Sunday, July 22, 2007

Tse Tse Flies Prefer Brunettes

Jambo!


This is just one of the factoids I've learned on my safari, after having a tse tse fly picked out of my hair and shown to me. Yeah!

Tracy and I are back, we are clean (unlike most of the trip, especially at the smelly hippo pool on the left) and we are in a hotel with running hot water on demand - this is the life! Rather than bore you with a chronological recap of, at Ngorongoro we saw a lion, then we had mushroom soup for lunch, I offer below a random assortment of safari snippets.

Top 10 Bird Names (in random order)

1. Bare-faced go away bird
2. Red-billed fire finch
3. Hoopoe
4. Tropical Boubou
5. White-headed buffalo weaver
6. Lilac-breasted roller
7. Common drongo
8. African pied wagtail
9. Cinammon-chested bee eater
10. Kori bustard

Camping in the Serengeti (at right is our campsite)

I knew I crossed the line from beginning to intermediate camper not when I went 4 days without washing my hair, not when I peed in a water bottle in the tent while Tracy rolled politely to her side, but when I layed in my sleeping bag without crying as the pack of hyenas swarmed past our tent on their way to a kill.

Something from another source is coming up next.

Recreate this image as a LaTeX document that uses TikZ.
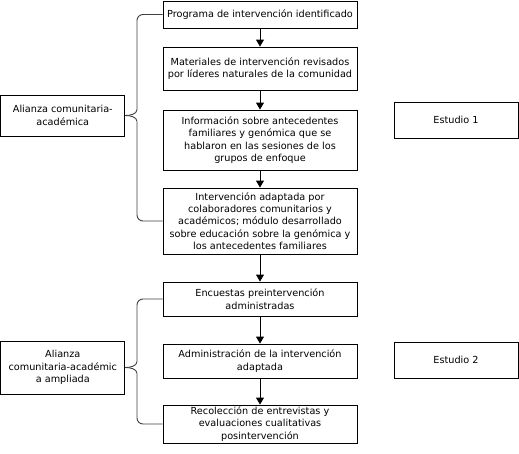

None of this would have been possible without Tracy's guidance on acceptable standards of camp grooming, tips on using a bottle as a bathroom and reassurances that the hyenas were just saying hello to the lion we heard. When a lion roars in a zoo at feeding time, it's exciting. When a lion roars 600 feet from your bed at 4:30am, it's a little disconcerting. Welcome to camping in the Serengeti.

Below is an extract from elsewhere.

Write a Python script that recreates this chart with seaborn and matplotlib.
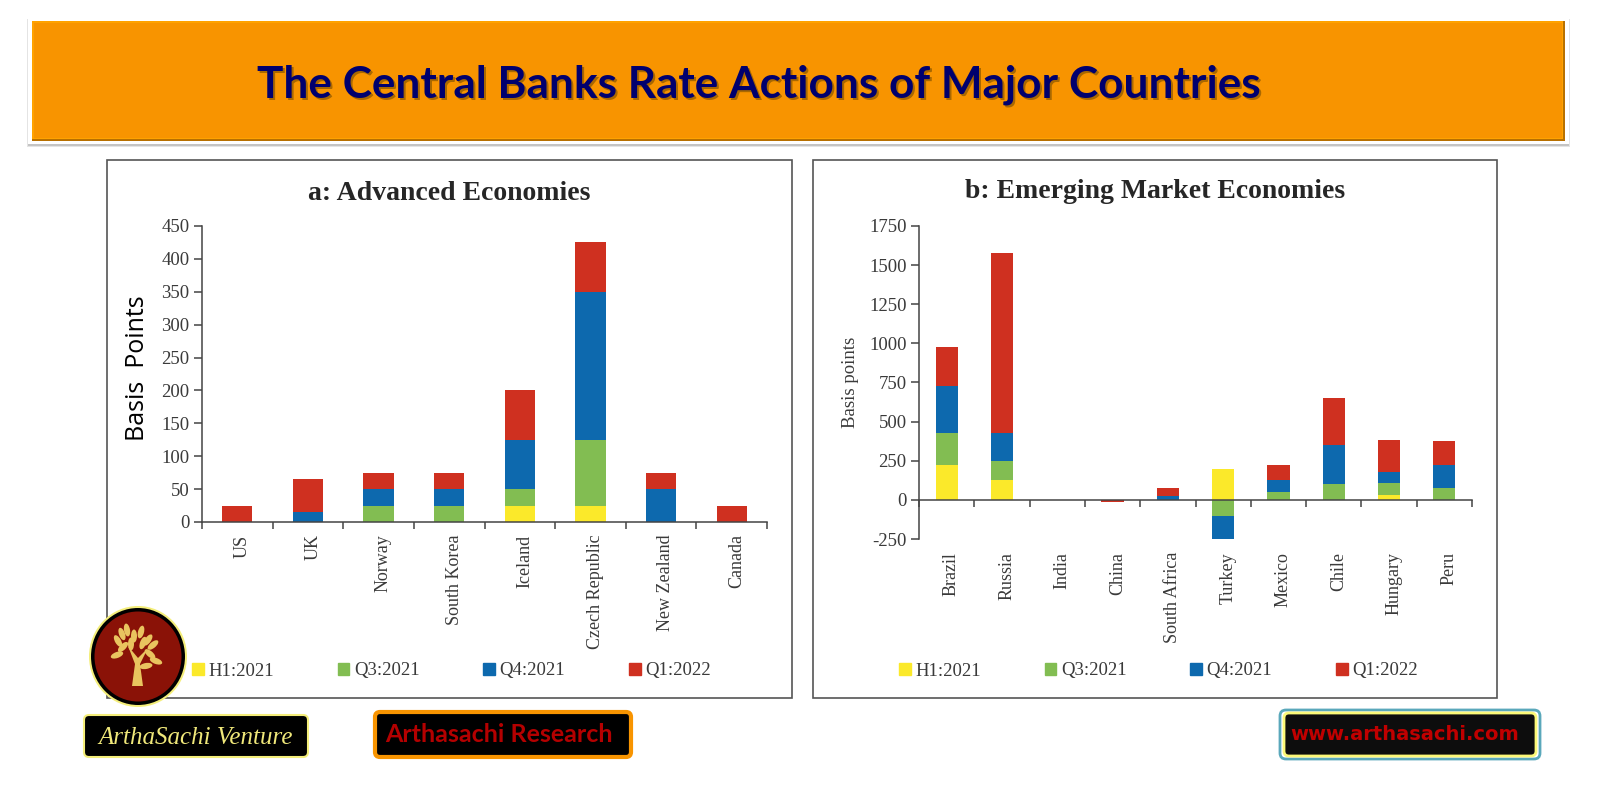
import numpy as np
import pandas as pd
import matplotlib
matplotlib.use("Agg")
import matplotlib.pyplot as plt
from matplotlib.patches import Ellipse, FancyBboxPatch, Polygon, Rectangle
from matplotlib.transforms import ScaledTranslation
import seaborn as sns

# values, basis points
periods = ["H1:2021", "Q3:2021", "Q4:2021", "Q1:2022"]
colors = ["#fbe92a", "#82bd52", "#0d69ae", "#cf3020"]

adv_names = ["US", "UK", "Norway", "South Korea", "Iceland", "Czech Republic", "New Zealand", "Canada"]
adv_h1 = [0, 0, 0, 0, 25, 25, 0, 0]
adv_q3 = [0, 0, 25, 25, 25, 100, 0, 0]
adv_q4 = [0, 15, 25, 25, 75, 225, 50, 0]
adv_q1 = [25, 50, 25, 25, 75, 75, 25, 25]
adv_ticks = [0, 50, 100, 150, 200, 250, 300, 350, 400, 450]

eme_names = ["Brazil", "Russia", "India", "China", "South Africa", "Turkey", "Mexico", "Chile", "Hungary", "Peru"]
eme_h1 = [225, 125, 0, 0, 0, 200, 0, 0, 30, 0]
eme_q3 = [200, 125, 0, 0, 0, -100, 50, 100, 75, 75]
eme_q4 = [300, 175, 0, 0, 25, -162, 75, 250, 75, 150]
eme_q1 = [250, 1150, 0, -12, 50, 0, 100, 300, 200, 150]
eme_ticks = [-250, 0, 250, 500, 750, 1000, 1250, 1500, 1750]

W, H = 1600, 800
SERIF = "Liberation Serif"
TXT = "#3a3a3a"

sns.set_style("ticks")
plt.rcParams["font.family"] = SERIF
plt.rcParams["axes.unicode_minus"] = False


def px_axes(fig, left, top, right, bottom):
    return fig.add_axes([left / W, 1 - bottom / H, (right - left) / W, (bottom - top) / H])


def stacked(ax, names, series, bar_w):
    df = pd.DataFrame(dict(zip(periods, series)), index=names)
    pos = np.zeros(len(names))
    neg = np.zeros(len(names))
    for p, c in zip(periods, colors):
        vals = df[p].to_numpy(dtype=float)
        base = np.where(vals >= 0, pos, neg)
        sns.barplot(x=names, y=vals, bottom=base, color=c, width=bar_w, saturation=1,
                    linewidth=0, ax=ax, legend=False)
        pos = pos + np.clip(vals, 0, None)
        neg = neg + np.clip(vals, None, 0)


def style(ax, names, ticks, pad):
    ax.set_ylim(ticks[0], ticks[-1])
    ax.set_yticks(ticks)
    ax.set_xlim(-0.5, len(names) - 0.5)
    ax.set_xticks(range(len(names)))
    ax.set_xticks(np.arange(len(names) + 1) - 0.5, minor=True)
    ax.tick_params(axis="x", which="major", length=0, pad=pad, labelrotation=90,
                   labelsize=13, labelcolor=TXT)
    ax.tick_params(axis="x", which="minor", length=5, width=1.1, color="#444444", direction="out")
    ax.tick_params(axis="y", length=6, width=1.1, color="#444444", labelsize=13.5, labelcolor=TXT, pad=3)
    sns.despine(ax=ax)
    for side in ["left", "bottom"]:
        ax.spines[side].set_color("#444444")
        ax.spines[side].set_linewidth(1.1)
    ax.spines["bottom"].set_position(("data", 0))
    ax.set_xlabel("")
    ax.set_ylabel("")
    # rotated labels sit a little left of the bar centres otherwise
    shift = ScaledTranslation(3.5 / 72, 0, ax.figure.dpi_scale_trans)
    for lab in ax.get_xticklabels():
        lab.set_transform(lab.get_transform() + shift)


def add_legend(fig, x, y):
    handles = [Rectangle((0, 0), 1, 1, color=c) for c in colors]
    return fig.legend(handles, periods, ncol=4, loc="center left", frameon=False,
                      bbox_to_anchor=(x / W, 1 - y / H), fontsize=13.5, handlelength=0.62,
                      handleheight=0.62, handletextpad=0.25, columnspacing=3.4,
                      borderaxespad=0, borderpad=0, labelcolor=TXT)


fig = plt.figure(figsize=(W / 100, H / 100), dpi=100, facecolor="white")

ax_a = px_axes(fig, 202, 226, 767, 522)
stacked(ax_a, adv_names, [adv_h1, adv_q3, adv_q4, adv_q1], 0.43)
style(ax_a, adv_names, adv_ticks, 9)
add_legend(fig, 192, 671)

ax_b = px_axes(fig, 919, 226, 1472, 539)
stacked(ax_b, eme_names, [eme_h1, eme_q3, eme_q4, eme_q1], 0.40)
style(ax_b, eme_names, eme_ticks, 37.5)
add_legend(fig, 899, 671)

ax_b.set_ylabel("Basis points", fontsize=13.5, color=TXT)
ax_b.yaxis.set_label_coords((859 - 919) / 553, (539 - 382) / 313)

# overlay in pixel coordinates: banner, frames, logo and badges
top = fig.add_axes([0, 0, 1, 1], zorder=5)
top.set_xlim(0, W)
top.set_ylim(H, 0)
top.axis("off")
top.patch.set_alpha(0)

# panel frames
for (l, t, r, b) in [(107, 160, 792, 698), (813, 160, 1497, 698)]:
    top.add_patch(Rectangle((l, t), r - l, b - t, fc="none", ec="#555555", lw=1.2))

# banner
top.add_patch(Rectangle((27, 19), 1543, 128, fc="#e4e4e4", ec="none"))
top.add_patch(Rectangle((28, 19), 1541, 127, fc="#c4c4c4", ec="none"))
top.add_patch(Rectangle((28, 18), 1541, 126, fc="white", ec="none"))
top.add_patch(Rectangle((32, 21), 1533, 120, fc="#b87000", ec="none"))
top.add_patch(Rectangle((32, 21), 1531, 118, fc="#ffa200", ec="none"))
top.add_patch(Rectangle((34, 23), 1528, 115, fc="#f89400", ec="none"))
title = "The Central Banks Rate Actions of Major Countries"
top.text(760.5, 86.5, title, family="Lato", weight="bold", fontsize=31.8, color="#a96800", ha="center", va="center")
top.text(759, 85, title, family="Lato", weight="bold", fontsize=31.8, color="#00006e", ha="center", va="center")

# panel titles
top.text(449, 193, "a: Advanced Economies", fontsize=20, weight="bold", color="#262626", ha="center", va="center")
top.text(1155, 192, "b: Emerging Market Economies", fontsize=20, weight="bold", color="#262626", ha="center", va="center")
top.text(137, 368, "Basis  Points", family="Open Sans", fontsize=18, color="black", rotation=90,
         ha="center", va="center")

# logo
GOLD = "#e9c45f"
top.add_patch(Ellipse((138, 656.5), 98, 101, fc="#f4ee7a", ec="none"))
top.add_patch(Ellipse((138, 656.5), 94, 97, fc="black", ec="none"))
top.add_patch(Ellipse((138, 656.5), 87, 90, fc="#8a1207", ec="none"))
top.add_patch(Polygon([(132, 686), (143, 686), (140, 664), (148, 648), (138, 658), (128, 646), (135, 664)],
                      closed=True, fc=GOLD, ec="none"))
leaf_x = [118, 122, 127, 134, 141, 148, 153, 117, 123, 150, 156, 131, 143, 146]
leaf_y = [641, 634, 630, 636, 632, 640, 645, 655, 647, 654, 661, 644, 643, 666]
leaf_a = [-30, -20, -10, 0, 15, 35, 50, 70, 45, -50, -70, 0, 20, 80]
for lx, ly, la in zip(leaf_x, leaf_y, leaf_a):
    top.add_patch(Ellipse((lx, ly), 6, 13, angle=la, fc=GOLD, ec="none"))


# badges
def badge(l, t, r, b, fc, ec, lw):
    top.add_patch(FancyBboxPatch((l + 4, t + 4), r - l - 8, b - t - 8, boxstyle="round,pad=3,rounding_size=5",
                                 fc=fc, ec=ec, lw=lw))


badge(83, 714, 309, 758, "black", "#f4ee7a", 1.5)
top.text(196, 738, "ArthaSachi Venture", family="Liberation Serif", style="italic", fontsize=18,
         color="#f0e87a", ha="center", va="center")

badge(374, 711, 632, 758, "black", "#f89400", 3)
top.text(499, 735, "Arthasachi Research", family="Lato", weight="bold", fontsize=18,
         color="#b40000", ha="center", va="center")

top.add_patch(FancyBboxPatch((1283, 713), 254, 43, boxstyle="round,pad=3,rounding_size=6", fc="none",
                             ec="#5aa8bb", lw=2))
badge(1283, 712, 1537, 757, "#0d0d0d", "#fbf878", 2)
top.text(1405, 735, "www.arthasachi.com", family="DejaVu Sans", weight="bold", fontsize=14,
         color="#c00000", ha="center", va="center")

fig.savefig("out.png", dpi=100, facecolor="white")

After two hours of laying in bed trying to figure out who, exactly, was out there and what was going on, Emmanuel (our guide) asked if we wanted to go see. Still in our pjs, we grabbed headlamps and cameras and got into the Land Cruiser. 600 feet behind our camp, a camp, mind you, where it was only the two of us plus our guide and cook, we saw dozens of eyes reflecting in the headlights. A pack of over 30 hyenas were fighting over the remains of a wildebeest some lions had killed only a few hours before. By the time we arrived, all that was left was a head and a spinal cord, which were quickly separated in the fray.

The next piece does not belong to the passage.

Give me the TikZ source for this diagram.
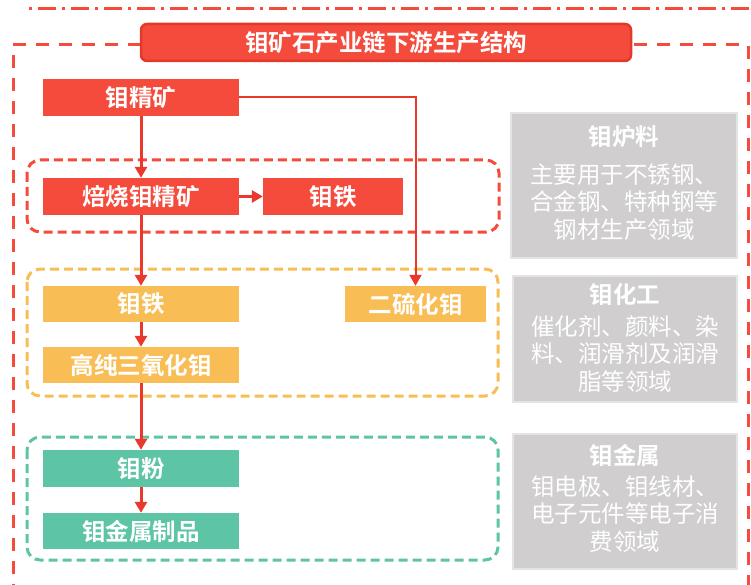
\documentclass[tikz,border=0pt]{standalone}
\usepackage{fontspec}
\setmainfont{Noto Sans CJK SC}[BoldFont={Noto Sans CJK SC Bold}]
\usetikzlibrary{arrows.meta,calc}
\definecolor{cred}{HTML}{F44B3C}
\definecolor{credd}{HTML}{E3392B}
\definecolor{carrow}{HTML}{E8392C}
\definecolor{corange}{HTML}{F8BE55}
\definecolor{cteal}{HTML}{5EC4A6}
\definecolor{cgray}{HTML}{D0CECE}
\definecolor{cgrayb}{HTML}{E4E4E4}
\tikzset{
  boxtext/.style={font={\fontsize{23.5}{27}\selectfont\bfseries}, text=white},
  prodbox/.style={boxtext, rectangle, inner sep=0pt, minimum height=37pt},
  redbox/.style={prodbox, fill=cred},
  orangebox/.style={prodbox, fill=corange},
  tealbox/.style={prodbox, fill=cteal},
  flow/.style={draw=carrow, line width=3pt, -{Triangle[length=11pt,width=12pt]}},
  flowthin/.style={draw=carrow, line width=2pt, -{Triangle[length=11pt,width=12pt]}},
  groupbox/.style={line width=3pt, dash pattern=on 9pt off 5pt, rounded corners=13pt},
  outerbox/.style={draw=cred, line width=3pt, dash pattern=on 13pt off 10pt},
  topline/.style={draw=cred, line width=3pt, dash pattern=on 3pt off 6pt on 18pt off 6pt},
  graybox/.style={rectangle, fill=cgray, draw=cgrayb, line width=1.2pt, inner sep=0pt},
  graytitle/.style={font={\fontsize{23.5}{27}\selectfont\bfseries}, text=white},
  graybody/.style={font={\fontsize{23.5}{27.5}\selectfont}, text=white, align=center, inner sep=0pt},
  titlebox/.style={rectangle, rounded corners=6pt, fill=cred, draw=credd, line width=2.5pt,
    font={\fontsize{23.5}{27}\selectfont\bfseries}, text=white, inner sep=0pt}
}
\begin{document}
\begin{tikzpicture}[x=1pt,y=-1pt]
\useasboundingbox (0,0) rectangle (751,585);
% top dash-dot line
\draw[topline] (29,9) -- (751,9);
% outer dashed frame
\draw[outerbox] (13,620) -- (13,45) -- (748,45) -- (748,620);
% title
\node[titlebox, minimum width=490pt, minimum height=37pt] (title) at (386,42.5) {钼矿石产业链下游生产结构};
% group boxes
\draw[groupbox, draw=cred] (27,160) rectangle (499,232);
\draw[groupbox, draw=corange] (27,269) rectangle (498,396);
\draw[groupbox, draw=cteal] (27,437) rectangle (498,560);
% product boxes
\node[redbox, minimum width=196pt] (n1) at (141,97.5) {钼精矿};
\node[redbox, minimum width=196pt] (n2) at (141,196.5) {焙烧钼精矿};
\node[redbox, minimum width=140pt] (n3) at (333,196.5) {钼铁};
\node[orangebox, minimum width=196pt, minimum height=36pt] (n4) at (141,304) {钼铁};
\node[orangebox, minimum width=141pt, minimum height=36pt] (n5) at (415.5,304) {二硫化钼};
\node[orangebox, minimum width=196pt, minimum height=36pt] (n6) at (141,365) {高纯三氧化钼};
\node[tealbox, minimum width=196pt] (n7) at (141,468.5) {钼粉};
\node[tealbox, minimum width=196pt, minimum height=36pt] (n8) at (141,531) {钼金属制品};
% connectors
\draw[flow] (n1.south) -- (n2.north);
\draw[flow] (n2.east) -- (n3.west);
\draw[flowthin] (n1.east) -- (n1.east -| n5.north) -- (n5.north);
\draw[flow] (n2.south) -- (n4.north);
\draw[flow] (n4.south) -- (n6.north);
\draw[flow] (n6.south) -- (n7.north);
\draw[flow] (n7.south) -- (n8.north);
% gray application boxes
\node[graybox, minimum width=226pt, minimum height=145pt] (g1) at (624,185.5) {};
\node[graytitle] (g1t) at (624,137) {钼炉料};
\node[graybody] (g1b) at (624,202) {主要用于不锈钢、\\合金钢、特种钢等\\钢材生产领域};
\node[graybox, minimum width=224pt, minimum height=126pt] (g2) at (625,339) {};
\node[graytitle] (g2t) at (625,295) {钼化工};
\node[graybody] (g2b) at (625,354) {催化剂、颜料、染\\料、润滑剂及润滑\\脂等领域};
\node[graybox, minimum width=224pt, minimum height=135pt] (g3) at (625,501.5) {};
\node[graytitle] (g3t) at (625,455) {钼金属};
\node[graybody] (g3b) at (625,514) {钼电极、钼线材、\\电子元件等电子消\\费领域};
\end{tikzpicture}
\end{document}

We watched the hyenas as the sun rose and were too absorbed by the spectacle to hear Sule (our cook) whistling for us. Back at the camp, two lions that had been irritated away from the kill by the laughing of the hyenas were stalking him! He threw rocks at them to scare them off and showed us their pawprints in the dirt when we returned. Knowing he was okay, we headed down the road to the turnoff for our campsite. There, in the grass, were 5 lions lounging about as if nothing ever happened, completely disinterested in the 8 jeeps full of people taking their photos.
Melodramatic? Yes - and I have video footage of snarling hyenas to prove it's true. I was quite happy to leave the Serengeti behind and head for Lake Manyara.

Disclaimer: For those of you who know Tracy, she may have a slightly less dramatic version of this encounter, however, if pressed, she would admit that the events took place "more or less" as described above.

Communication Issues

(In the Serengeti) Heading towards the kopjes, I saw an ostrich egg at the side of the road and said so. Although I maintain there was a note of disbelief from someone, Tracy says that my comment, "seriously dude" was unprovoked. Whatever. Once she saw it, she commented, "That's a big one, eh?". We can't escape where we come from, yet we're doing our best to bridge the California/Canada divide.
Lastly, no matter how many times you hear it this way, there is no plant in the Ngorongoro Crater called whore's wipe. In fact, the plant is known as horse whip or devil's tail. Now you know.

2 comments:

John said...

Sleeping in a tent with lions and hyenas macking down outside sounds scary. Keep close to guide my friend!
John

Unknown said...

The whole thing sounds horrifying to me- not washing hair for 4 days, peeing in a bottle AND hyenas! I would never make it. You're my new hero.